Los programas de ayuda tienen un lema: “Solo para los griegos”
“Nos definimos nacionalistas griegos. Cómo nos llamen los demás no nos interesa”, contesta Thomas, cuando se le pregunta por la definición de nazi. Llega un señor de unos 50 años y saca del bolsillo una cartilla de cartón azul claro y el símbolo de Aurora Dorada. “Con esta le damos comida. Tienen que demostrar que están en el paro o que tienen familia numerosa”. Sobra decir que hay que ser griego. “Ahora tenemos un nuevo servicio. Muchos empresarios han venido para decir que quieren contratar solo a griegos, nosotros les ponemos en contacto”. El señor de la cartilla, que está en paro desde hace tiempo, coge una de las tarjetas que el dueño de una lavandería ha dejado en la sede.
Thomas dice que la relación con la policía “no es ni buena ni mala”. “Creo en todo caso que el 50% de los policías nos apoya”, añade. Lo mismo dijo a la BBC hace una semana el diputado de Aurora Dorada Ilias Panagiotaros. En septiembre, el diario The Guardian reveló el testimonio de algunos de los 15 anarquistas detenidos después de un enfrentamiento con miembros de Aurora Dorada, que denunciaban torturas en comisaría por agentes simpatizantes del movimiento. El ministro del Interior, Nikos Dendias, ha anunciado una demanda contra el periódico británico. Pero las críticas a las fuerzas policiales por las actuaciones durante las acciones de Aurora Dorada son cada vez más frecuentes.
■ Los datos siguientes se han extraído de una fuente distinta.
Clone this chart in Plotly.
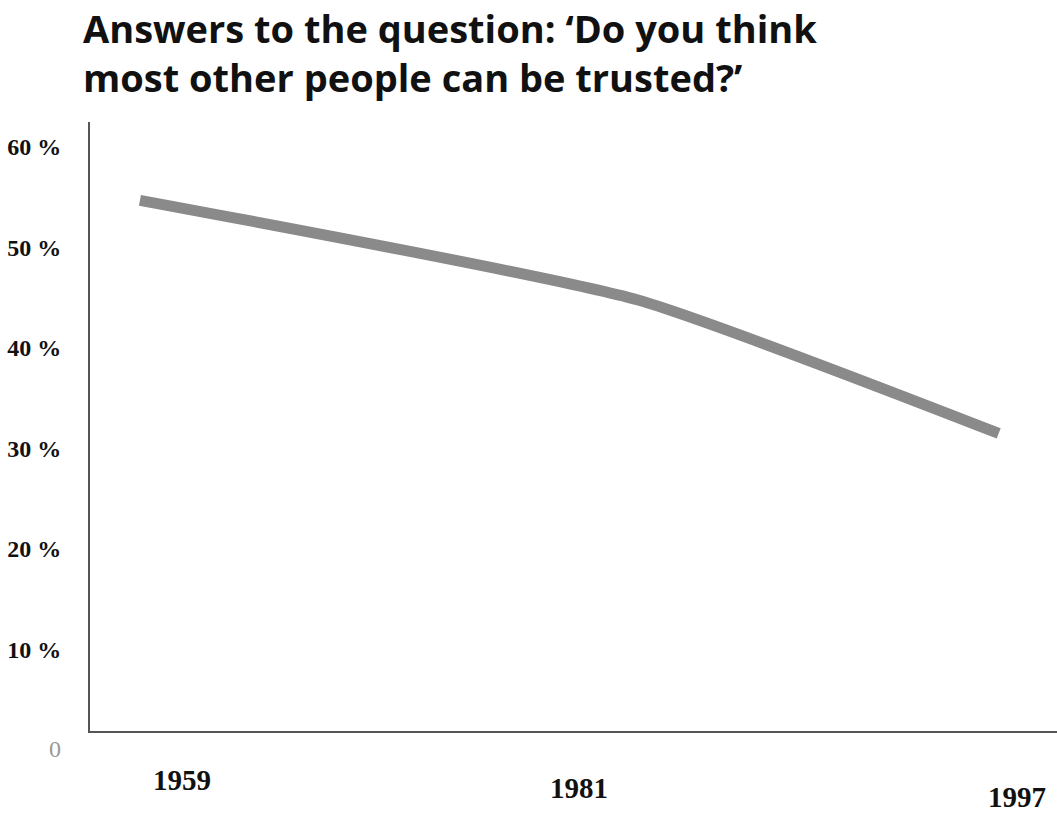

Una de las últimas ocasiones fue el 11 de octubre: la violenta protesta de un grupo de fanáticos cristianos apoyados por miembros del partido impidió la representación de la obra de teatro Corpus Christi, en la que los apóstoles son homosexuales. A Thomas le parece justo: “Uno no puede decir lo que quiere y pensar que no pasa nada por ello”. Desde el piso de arriba se oyen aplausos. “Hoy hay una conferencia sobre el imperio bizantino”.